How about giving it some wheels.
Meet ANYmal - a quadrupedal robot designed for autonomous operation in challenging environments.
Think of flooded rooms, dirty sewage systems, and oil rig inspections - places that are dangerous or unsuitable for humans to go.
But no terrain is too rugged for ANYmal.
Recently, researchers in Switzerland have given their four legged-robot wheels, making it even faster on all terrains.
Marko Bjelonic is a PhD student working on the development of the upgraded ANYmal robot at the Robotic Systems Laboratory in Zurich.
“So, the idea of the wheels is kind of obvious, I mean wheels are around for millions of years now. It was obvious for us but nevertheless in legged-robotics, in the research community, it was not really common to add wheels to the legs and most of the researchers nowadays are trying to copy nature so you look at also humans. You build a biped or a quadrupedal robot and you just try to copy nature. But in our research we tried to say ‘OK can we go a little bit further and add something like wheels that was not able to be reproduced by nature itself.”

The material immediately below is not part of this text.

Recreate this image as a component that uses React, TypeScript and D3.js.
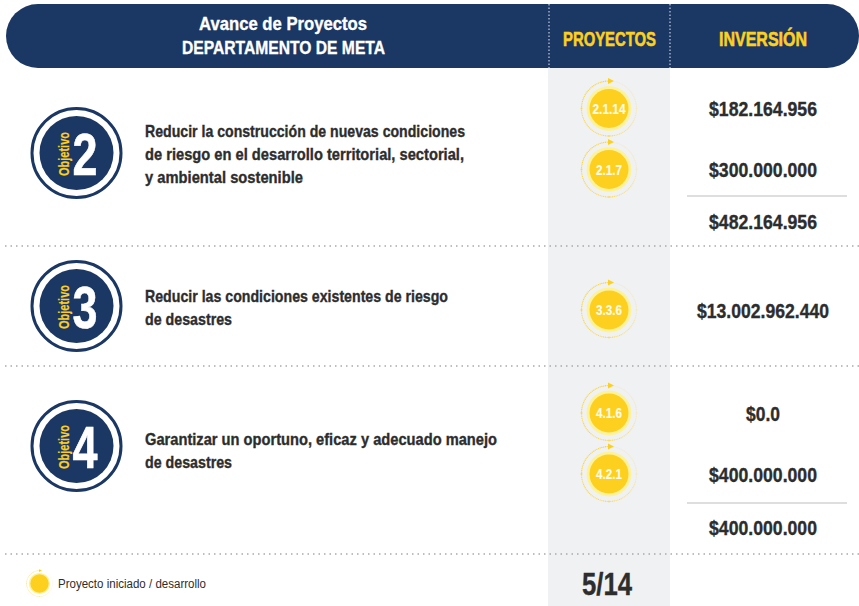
import React from "react";
import * as d3 from "d3";

const headerTitle = ["Avance de Proyectos", "DEPARTAMENTO DE META"];
const columnTitles = ["PROYECTOS", "INVERSIÓN"];
const objectiveNumbers = ["2", "3", "4"];
const objectiveTexts = [
  ["Reducir la construcción de nuevas condiciones", "de riesgo en el desarrollo territorial, sectorial,", "y ambiental sostenible"],
  ["Reducir las condiciones existentes de riesgo", "de desastres"],
  ["Garantizar un oportuno, eficaz y adecuado manejo", "de desastres"],
];
const projectCodes = ["2.1.14", "2.1.7", "3.3.6", "4.1.6", "4.2.1"];
const projectInvestments = ["$182.164.956", "$300.000.000", "$13.002.962.440", "$0.0", "$400.000.000"];
const subtotals = ["$482.164.956", "$400.000.000"];
const legendLabel = "Proyecto iniciado / desarrollo";
const totalLabel = "5/14";

const NAVY = "#1b3764";
const YELLOW = "#fdd01f";
const INK = "#2d2d2d";
const FONT = "'Liberation Sans', Arial, sans-serif";

const objY = [153, 306, 446];
const objTextY = [137, 302, 445];
const objTextW = [[320, 319, 158], [303, 87], [352, 87]];
const projY = [108.5, 169.5, 310, 413, 474];
const valueW = [108, 108, 132, 34, 108];
const codeW = [33, 26, 26, 26, 26];
const subY = [221, 527];
const ruleY = [196, 503];
const sepY = [246, 366, 554];

const ringTicks = d3.range(0, 96);
const ringOpacity = d3.scaleLinear().domain([0, 24, 48, 96]).range([0.14, 0.22, 0.7, 0.95]);
const angle = d3.scaleLinear().domain([0, 96]).range([0, 2 * Math.PI]);

function Label(props: any) {
  const { w, children, fill, weight = 0.35, ...rest } = props;
  return (
    <text fontFamily={FONT} fontWeight={700} fill={fill} stroke={fill} strokeWidth={weight} textLength={w} lengthAdjust="spacingAndGlyphs" {...rest}>
      {children}
    </text>
  );
}

function Badge({ cx, cy, code, w, k = 1 }: { cx: number; cy: number; code?: string; w?: number; k?: number }) {
  return (
    <g transform={`translate(${cx},${cy}) scale(${k})`}>
      {ringTicks.map((i) => {
        const [x, y] = d3.pointRadial(angle(i), 27.5);
        return <circle key={i} cx={x} cy={y} r={i % 24 === 0 ? 1 : 0.65} fill={YELLOW} opacity={ringOpacity(i)} />;
      })}
      <path d="M-1,-30.5 L5,-27.5 L-1,-24.5 Z" fill={YELLOW} />
      <circle r={22.5} fill="#fdf29c" />
      <circle r={19.5} fill={YELLOW} />
      {code && (
        <Label x={0} y={5.3} textAnchor="middle" fontSize={15} fill="#fffbe8" w={w} weight={0.15}>
          {code}
        </Label>
      )}
    </g>
  );
}

export default function App() {
  const header = d3.path();
  const [x0, x1, y0, y1, r] = [6, 859, 4, 68, 32];
  header.moveTo(x0 + r, y0);
  header.lineTo(x1 - r, y0);
  header.arc(x1 - r, y0 + r, r, -Math.PI / 2, Math.PI / 2);
  header.lineTo(x0 + r, y1);
  header.arc(x0 + r, y0 + r, r, Math.PI / 2, -Math.PI / 2);
  header.closePath();

  return (
    <svg width={859} height={606} style={{ position: "absolute", left: 0, top: 0, background: "#fff" }}>
      <rect x={548} y={68} width={122} height={538} fill="#f0f1f3" />
      <path d={header.toString()} fill={NAVY} />
      {[549, 670].map((x) => (
        <line key={x} x1={x} x2={x} y1={4} y2={68} stroke="#e8ecf2" strokeWidth={1} strokeDasharray="1.5 2" />
      ))}
      <Label x={283} y={30} textAnchor="middle" fontSize={19} fill="#fff" w={168}>{headerTitle[0]}</Label>
      <Label x={283.5} y={54} textAnchor="middle" fontSize={19} fill="#fff" w={203}>{headerTitle[1]}</Label>
      <Label x={609.5} y={45.5} textAnchor="middle" fontSize={21} fill={YELLOW} w={93} weight={0.6}>{columnTitles[0]}</Label>
      <Label x={763} y={45.5} textAnchor="middle" fontSize={21} fill={YELLOW} w={88} weight={0.6}>{columnTitles[1]}</Label>

      {sepY.map((y) => (
        <line key={y} x1={5} x2={859} y1={y} y2={y} stroke="#a9a9a9" strokeWidth={1.5} strokeDasharray="1.5 4" />
      ))}
      {ruleY.map((y) => (
        <line key={y} x1={687} x2={847} y1={y} y2={y} stroke="#bdbdbd" strokeWidth={1.2} />
      ))}

      {objectiveNumbers.map((n, i) => (
        <g key={n} transform={`translate(76.5,${objY[i]})`}>
          <circle r={44.5} fill="#fff" stroke={NAVY} strokeWidth={3} />
          <circle r={37} fill={NAVY} />
          <Label x={8.5} y={22} textAnchor="middle" fontSize={60} fill="#fff" w={25} weight={0.6}>{n}</Label>
          <Label transform="translate(-7.5,1) rotate(-90)" textAnchor="middle" fontSize={14.5} fill={YELLOW} w={44} weight={0.2}>Objetivo</Label>
        </g>
      ))}
      {objectiveTexts.map((lines, i) => (
        <g key={i}>
          {lines.map((l, j) => (
            <Label key={j} x={145} y={objTextY[i] + j * 23} fontSize={17} fill={INK} w={objTextW[i][j]}>{l}</Label>
          ))}
        </g>
      ))}

      {projectCodes.map((c, i) => (
        <Badge key={c} cx={609} cy={projY[i]} code={c} w={codeW[i]} />
      ))}
      {projectInvestments.map((v, i) => (
        <Label key={i} x={763} y={projY[i] + 7.5} textAnchor="middle" fontSize={20} fill={INK} w={valueW[i]}>{v}</Label>
      ))}
      {subtotals.map((v, i) => (
        <Label key={i} x={763} y={subY[i] + 7.5} textAnchor="middle" fontSize={20} fill={INK} w={108}>{v}</Label>
      ))}

      <Badge cx={39.5} cy={583.5} k={0.47} />
      <text x={58} y={588} fontFamily={FONT} fontSize={12.5} fill={INK} textLength={148} lengthAdjust="spacingAndGlyphs">{legendLabel}</text>
      <Label x={607} y={595} textAnchor="middle" fontSize={31} fill={INK} w={50}>{totalLabel}</Label>
    </svg>
  );
}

Bjelonic said adding wheels to legged-robots had been traditionally avoided because it was thought it overcomplicated their mobility.
“A lot of researchers before assumed OK, adding these wheels will make it harder and slower for these obstacles.’ But what we could show, actually the wheels improve for any terrain.”
ANYmal can carry up to an additional 22 pounds and can be sent on a mission on its own, although a remote control may be used as a safety device.
The robot also has different sensory equipment on board, such as optical and thermal cameras, microphones, gas-detection sensors and lighting.